[Data items]
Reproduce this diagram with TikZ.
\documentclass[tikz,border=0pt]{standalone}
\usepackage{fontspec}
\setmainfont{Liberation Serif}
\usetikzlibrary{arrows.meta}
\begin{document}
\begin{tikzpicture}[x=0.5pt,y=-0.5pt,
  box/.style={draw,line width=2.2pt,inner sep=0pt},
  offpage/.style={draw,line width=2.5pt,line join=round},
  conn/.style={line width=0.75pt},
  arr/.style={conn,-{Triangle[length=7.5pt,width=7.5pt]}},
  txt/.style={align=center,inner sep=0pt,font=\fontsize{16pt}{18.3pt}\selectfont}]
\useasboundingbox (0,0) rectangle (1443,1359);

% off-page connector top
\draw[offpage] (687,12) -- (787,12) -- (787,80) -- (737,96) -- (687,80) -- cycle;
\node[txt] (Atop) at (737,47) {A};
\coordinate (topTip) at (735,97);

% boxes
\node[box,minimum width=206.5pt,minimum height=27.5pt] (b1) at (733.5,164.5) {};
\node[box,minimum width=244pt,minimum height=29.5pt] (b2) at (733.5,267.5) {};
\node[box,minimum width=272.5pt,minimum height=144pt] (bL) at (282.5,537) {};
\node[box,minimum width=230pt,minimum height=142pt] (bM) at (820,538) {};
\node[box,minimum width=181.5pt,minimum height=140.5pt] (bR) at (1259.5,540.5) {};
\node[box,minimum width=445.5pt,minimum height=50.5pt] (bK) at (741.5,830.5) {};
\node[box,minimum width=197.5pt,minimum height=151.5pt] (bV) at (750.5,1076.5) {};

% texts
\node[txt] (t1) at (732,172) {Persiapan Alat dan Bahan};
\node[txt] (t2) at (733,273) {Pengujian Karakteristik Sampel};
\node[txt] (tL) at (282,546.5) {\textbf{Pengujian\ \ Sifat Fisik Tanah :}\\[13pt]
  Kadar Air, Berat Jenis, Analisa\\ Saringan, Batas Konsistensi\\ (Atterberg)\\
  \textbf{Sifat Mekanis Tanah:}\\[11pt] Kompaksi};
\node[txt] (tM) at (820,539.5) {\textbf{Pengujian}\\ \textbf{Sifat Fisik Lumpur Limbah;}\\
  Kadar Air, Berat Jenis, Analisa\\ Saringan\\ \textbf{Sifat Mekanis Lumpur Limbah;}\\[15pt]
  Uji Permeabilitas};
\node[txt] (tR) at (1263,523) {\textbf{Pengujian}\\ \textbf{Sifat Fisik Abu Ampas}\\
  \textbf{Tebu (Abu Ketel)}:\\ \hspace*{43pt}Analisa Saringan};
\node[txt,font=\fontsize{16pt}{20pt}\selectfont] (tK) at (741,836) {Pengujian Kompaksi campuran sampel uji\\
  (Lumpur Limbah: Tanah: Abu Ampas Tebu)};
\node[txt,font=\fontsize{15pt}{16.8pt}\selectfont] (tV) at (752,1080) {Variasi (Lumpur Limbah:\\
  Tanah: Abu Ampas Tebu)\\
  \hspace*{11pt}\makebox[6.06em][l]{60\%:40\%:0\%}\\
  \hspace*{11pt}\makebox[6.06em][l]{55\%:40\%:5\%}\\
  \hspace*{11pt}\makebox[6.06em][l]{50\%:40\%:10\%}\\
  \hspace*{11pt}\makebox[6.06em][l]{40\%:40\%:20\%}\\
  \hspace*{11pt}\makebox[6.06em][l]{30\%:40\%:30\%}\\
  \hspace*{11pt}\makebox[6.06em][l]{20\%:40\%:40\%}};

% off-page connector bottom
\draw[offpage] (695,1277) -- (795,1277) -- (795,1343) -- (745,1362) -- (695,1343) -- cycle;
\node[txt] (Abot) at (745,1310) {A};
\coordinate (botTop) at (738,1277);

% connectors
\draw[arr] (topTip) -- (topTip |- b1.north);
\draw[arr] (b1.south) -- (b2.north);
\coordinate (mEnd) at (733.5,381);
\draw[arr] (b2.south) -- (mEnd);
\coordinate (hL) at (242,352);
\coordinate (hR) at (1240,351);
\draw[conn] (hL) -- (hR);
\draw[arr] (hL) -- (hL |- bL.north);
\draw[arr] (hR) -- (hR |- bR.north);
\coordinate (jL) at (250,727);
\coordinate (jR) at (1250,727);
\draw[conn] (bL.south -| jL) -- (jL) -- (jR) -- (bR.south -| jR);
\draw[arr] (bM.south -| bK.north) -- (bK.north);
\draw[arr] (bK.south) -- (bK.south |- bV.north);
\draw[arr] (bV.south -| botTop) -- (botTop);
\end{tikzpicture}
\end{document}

--

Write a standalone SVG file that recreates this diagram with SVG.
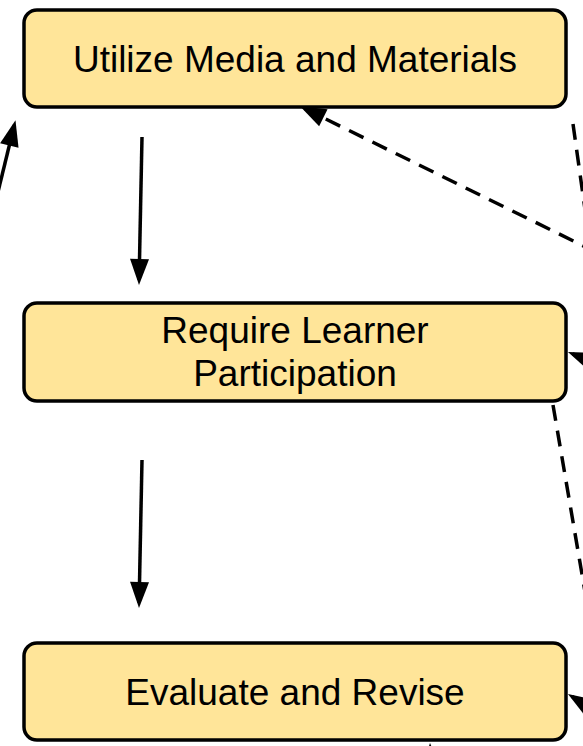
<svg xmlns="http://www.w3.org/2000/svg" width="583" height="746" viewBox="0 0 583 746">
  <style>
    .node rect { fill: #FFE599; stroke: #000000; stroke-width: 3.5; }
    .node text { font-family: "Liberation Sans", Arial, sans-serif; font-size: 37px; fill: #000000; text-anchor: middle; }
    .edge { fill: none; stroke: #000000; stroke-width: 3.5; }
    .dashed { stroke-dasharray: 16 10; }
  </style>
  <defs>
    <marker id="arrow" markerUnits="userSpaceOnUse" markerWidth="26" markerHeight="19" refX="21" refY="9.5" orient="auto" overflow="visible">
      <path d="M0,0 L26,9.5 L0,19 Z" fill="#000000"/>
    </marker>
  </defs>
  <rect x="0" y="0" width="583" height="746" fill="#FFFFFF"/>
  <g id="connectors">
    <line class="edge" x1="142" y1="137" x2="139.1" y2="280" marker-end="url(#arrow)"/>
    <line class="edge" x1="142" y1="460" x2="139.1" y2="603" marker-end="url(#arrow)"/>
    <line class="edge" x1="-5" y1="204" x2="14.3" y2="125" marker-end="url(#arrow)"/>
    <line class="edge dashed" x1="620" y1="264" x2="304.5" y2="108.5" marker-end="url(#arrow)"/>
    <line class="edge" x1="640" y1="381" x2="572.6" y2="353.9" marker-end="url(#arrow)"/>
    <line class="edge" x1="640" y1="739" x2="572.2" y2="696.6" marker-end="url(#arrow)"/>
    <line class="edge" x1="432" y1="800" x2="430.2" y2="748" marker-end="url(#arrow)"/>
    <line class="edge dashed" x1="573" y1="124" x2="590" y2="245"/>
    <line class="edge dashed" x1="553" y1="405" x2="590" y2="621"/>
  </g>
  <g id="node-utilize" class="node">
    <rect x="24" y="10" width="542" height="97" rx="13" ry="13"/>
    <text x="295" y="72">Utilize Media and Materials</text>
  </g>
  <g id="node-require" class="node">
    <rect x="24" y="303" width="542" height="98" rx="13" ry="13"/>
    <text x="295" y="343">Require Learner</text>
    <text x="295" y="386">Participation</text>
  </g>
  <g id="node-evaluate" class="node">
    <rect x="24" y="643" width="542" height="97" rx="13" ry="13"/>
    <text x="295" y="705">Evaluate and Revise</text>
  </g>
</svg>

==

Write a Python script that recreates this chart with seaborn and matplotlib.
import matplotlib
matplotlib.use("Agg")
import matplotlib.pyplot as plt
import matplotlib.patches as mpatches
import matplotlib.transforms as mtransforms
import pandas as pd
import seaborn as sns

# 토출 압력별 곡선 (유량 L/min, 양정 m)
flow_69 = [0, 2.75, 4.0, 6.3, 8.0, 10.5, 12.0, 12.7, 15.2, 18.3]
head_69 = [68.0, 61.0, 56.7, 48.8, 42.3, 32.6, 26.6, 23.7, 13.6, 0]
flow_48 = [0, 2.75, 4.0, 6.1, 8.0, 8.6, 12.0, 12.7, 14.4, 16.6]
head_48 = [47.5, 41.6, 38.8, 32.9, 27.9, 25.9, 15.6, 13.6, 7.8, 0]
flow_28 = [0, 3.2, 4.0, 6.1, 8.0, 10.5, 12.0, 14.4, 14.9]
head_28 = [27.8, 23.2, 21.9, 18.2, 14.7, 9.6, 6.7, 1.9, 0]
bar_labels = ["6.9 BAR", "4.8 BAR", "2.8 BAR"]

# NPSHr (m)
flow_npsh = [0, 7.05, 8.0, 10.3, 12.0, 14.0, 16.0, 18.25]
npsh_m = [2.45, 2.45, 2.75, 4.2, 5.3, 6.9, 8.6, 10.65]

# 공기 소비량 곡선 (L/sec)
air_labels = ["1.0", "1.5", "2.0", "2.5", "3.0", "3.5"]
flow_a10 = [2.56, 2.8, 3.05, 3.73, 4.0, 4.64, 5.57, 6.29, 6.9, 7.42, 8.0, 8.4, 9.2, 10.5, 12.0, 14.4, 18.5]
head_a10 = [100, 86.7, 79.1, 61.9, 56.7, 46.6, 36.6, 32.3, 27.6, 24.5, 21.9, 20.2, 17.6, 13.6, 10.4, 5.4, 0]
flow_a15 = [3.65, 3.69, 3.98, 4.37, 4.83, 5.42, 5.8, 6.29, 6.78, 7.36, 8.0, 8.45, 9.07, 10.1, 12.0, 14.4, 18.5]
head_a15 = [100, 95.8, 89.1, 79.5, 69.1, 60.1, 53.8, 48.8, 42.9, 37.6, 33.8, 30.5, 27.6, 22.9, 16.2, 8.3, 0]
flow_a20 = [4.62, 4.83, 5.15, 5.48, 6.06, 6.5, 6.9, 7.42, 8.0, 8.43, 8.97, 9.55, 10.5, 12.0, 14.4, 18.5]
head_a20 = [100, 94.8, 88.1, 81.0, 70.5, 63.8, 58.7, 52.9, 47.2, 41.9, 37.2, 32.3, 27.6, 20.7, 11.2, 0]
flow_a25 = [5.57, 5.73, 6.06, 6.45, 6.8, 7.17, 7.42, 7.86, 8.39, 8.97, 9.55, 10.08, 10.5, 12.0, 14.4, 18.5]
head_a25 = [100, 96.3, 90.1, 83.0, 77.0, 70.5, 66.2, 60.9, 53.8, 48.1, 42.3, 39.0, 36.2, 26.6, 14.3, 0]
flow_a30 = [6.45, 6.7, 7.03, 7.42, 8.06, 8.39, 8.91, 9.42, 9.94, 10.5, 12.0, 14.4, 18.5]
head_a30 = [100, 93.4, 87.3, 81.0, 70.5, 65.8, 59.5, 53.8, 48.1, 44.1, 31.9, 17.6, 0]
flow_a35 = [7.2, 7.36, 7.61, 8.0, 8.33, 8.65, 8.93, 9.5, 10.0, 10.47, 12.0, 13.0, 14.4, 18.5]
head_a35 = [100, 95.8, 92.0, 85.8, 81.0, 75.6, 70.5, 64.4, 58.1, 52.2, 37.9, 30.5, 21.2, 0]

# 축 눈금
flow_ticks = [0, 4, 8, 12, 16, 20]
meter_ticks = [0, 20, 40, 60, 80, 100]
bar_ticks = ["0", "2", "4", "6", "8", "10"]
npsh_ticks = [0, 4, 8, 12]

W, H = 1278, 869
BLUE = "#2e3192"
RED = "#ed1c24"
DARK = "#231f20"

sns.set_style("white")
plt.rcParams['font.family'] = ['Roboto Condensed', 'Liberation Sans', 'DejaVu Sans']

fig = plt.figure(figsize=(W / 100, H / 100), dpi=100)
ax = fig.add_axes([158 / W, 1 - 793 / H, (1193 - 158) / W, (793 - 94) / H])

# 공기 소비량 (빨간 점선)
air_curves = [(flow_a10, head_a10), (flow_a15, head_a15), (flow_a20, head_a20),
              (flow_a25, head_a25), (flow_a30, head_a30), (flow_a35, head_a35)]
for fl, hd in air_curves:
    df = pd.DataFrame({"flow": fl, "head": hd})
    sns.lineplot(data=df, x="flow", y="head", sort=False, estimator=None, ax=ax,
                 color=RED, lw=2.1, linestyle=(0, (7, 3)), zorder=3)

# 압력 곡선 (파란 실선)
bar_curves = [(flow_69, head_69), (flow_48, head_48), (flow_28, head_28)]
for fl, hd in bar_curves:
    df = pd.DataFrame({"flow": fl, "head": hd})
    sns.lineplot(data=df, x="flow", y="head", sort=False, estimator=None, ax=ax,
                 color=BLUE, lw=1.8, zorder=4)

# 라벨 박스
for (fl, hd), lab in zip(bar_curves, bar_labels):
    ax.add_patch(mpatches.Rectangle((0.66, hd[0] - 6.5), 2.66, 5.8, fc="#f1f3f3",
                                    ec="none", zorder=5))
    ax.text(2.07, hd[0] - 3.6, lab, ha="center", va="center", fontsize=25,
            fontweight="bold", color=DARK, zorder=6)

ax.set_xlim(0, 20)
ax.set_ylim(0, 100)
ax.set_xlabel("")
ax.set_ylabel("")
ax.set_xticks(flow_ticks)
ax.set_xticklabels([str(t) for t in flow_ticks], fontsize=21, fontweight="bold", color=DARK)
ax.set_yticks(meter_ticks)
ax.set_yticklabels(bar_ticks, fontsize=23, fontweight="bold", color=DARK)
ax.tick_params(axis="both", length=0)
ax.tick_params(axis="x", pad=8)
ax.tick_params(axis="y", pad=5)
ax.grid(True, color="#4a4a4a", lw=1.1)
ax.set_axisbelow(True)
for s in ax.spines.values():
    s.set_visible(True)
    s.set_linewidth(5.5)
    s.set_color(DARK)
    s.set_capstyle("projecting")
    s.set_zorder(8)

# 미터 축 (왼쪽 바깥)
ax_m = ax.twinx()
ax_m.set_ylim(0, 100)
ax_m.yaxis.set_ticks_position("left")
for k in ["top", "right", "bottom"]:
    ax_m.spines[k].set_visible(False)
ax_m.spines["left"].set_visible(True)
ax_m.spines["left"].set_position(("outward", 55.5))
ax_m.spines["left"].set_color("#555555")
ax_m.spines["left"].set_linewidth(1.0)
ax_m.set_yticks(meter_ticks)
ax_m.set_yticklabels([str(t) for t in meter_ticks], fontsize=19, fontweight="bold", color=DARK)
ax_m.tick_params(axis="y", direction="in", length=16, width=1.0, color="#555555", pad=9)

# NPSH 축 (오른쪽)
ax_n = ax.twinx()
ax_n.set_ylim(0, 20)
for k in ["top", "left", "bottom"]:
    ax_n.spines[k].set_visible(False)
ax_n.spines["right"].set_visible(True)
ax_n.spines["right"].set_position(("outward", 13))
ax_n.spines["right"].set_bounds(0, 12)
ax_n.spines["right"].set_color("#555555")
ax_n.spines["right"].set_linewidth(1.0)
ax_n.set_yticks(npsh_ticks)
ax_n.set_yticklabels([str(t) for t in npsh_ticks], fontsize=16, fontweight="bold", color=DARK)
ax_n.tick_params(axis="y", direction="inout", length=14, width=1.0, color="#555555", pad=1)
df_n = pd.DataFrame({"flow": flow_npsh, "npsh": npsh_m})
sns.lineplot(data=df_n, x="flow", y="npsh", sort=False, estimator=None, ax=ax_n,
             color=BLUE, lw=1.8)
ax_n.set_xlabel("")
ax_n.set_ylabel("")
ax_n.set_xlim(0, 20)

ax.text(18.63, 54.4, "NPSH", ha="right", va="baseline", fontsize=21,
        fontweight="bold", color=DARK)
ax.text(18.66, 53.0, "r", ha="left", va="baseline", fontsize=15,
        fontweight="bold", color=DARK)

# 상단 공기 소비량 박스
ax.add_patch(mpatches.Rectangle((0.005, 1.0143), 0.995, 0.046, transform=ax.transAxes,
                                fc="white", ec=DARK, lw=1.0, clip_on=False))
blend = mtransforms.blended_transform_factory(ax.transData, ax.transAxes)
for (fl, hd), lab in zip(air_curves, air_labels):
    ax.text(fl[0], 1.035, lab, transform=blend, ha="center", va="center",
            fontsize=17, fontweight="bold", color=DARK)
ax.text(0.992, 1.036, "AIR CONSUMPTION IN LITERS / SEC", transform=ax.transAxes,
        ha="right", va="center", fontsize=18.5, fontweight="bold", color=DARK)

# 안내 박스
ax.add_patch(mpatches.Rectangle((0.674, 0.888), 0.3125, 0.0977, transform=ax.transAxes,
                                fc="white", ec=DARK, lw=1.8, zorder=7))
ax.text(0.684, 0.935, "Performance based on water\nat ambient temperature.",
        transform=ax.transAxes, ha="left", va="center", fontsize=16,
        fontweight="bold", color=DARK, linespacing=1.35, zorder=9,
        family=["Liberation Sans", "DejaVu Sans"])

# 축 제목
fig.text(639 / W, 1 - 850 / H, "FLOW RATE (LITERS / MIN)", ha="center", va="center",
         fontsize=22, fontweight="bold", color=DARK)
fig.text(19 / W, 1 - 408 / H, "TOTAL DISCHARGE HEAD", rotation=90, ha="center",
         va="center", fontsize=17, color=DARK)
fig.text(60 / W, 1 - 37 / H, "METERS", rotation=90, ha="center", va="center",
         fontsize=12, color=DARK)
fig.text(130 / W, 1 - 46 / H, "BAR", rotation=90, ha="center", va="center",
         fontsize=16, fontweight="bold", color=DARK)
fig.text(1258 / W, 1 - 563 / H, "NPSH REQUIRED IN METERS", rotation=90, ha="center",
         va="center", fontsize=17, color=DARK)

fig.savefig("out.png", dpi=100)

> Exercise prompt
Can you repeat, word for word, every line above from the one containing "Reproduce this diagram with TikZ." down to the one containing "(topTip) at (735,97);", including both?

> Task solution
Reproduce this diagram with TikZ.
\documentclass[tikz,border=0pt]{standalone}
\usepackage{fontspec}
\setmainfont{Liberation Serif}
\usetikzlibrary{arrows.meta}
\begin{document}
\begin{tikzpicture}[x=0.5pt,y=-0.5pt,
  box/.style={draw,line width=2.2pt,inner sep=0pt},
  offpage/.style={draw,line width=2.5pt,line join=round},
  conn/.style={line width=0.75pt},
  arr/.style={conn,-{Triangle[length=7.5pt,width=7.5pt]}},
  txt/.style={align=center,inner sep=0pt,font=\fontsize{16pt}{18.3pt}\selectfont}]
\useasboundingbox (0,0) rectangle (1443,1359);

% off-page connector top
\draw[offpage] (687,12) -- (787,12) -- (787,80) -- (737,96) -- (687,80) -- cycle;
\node[txt] (Atop) at (737,47) {A};
\coordinate (topTip) at (735,97);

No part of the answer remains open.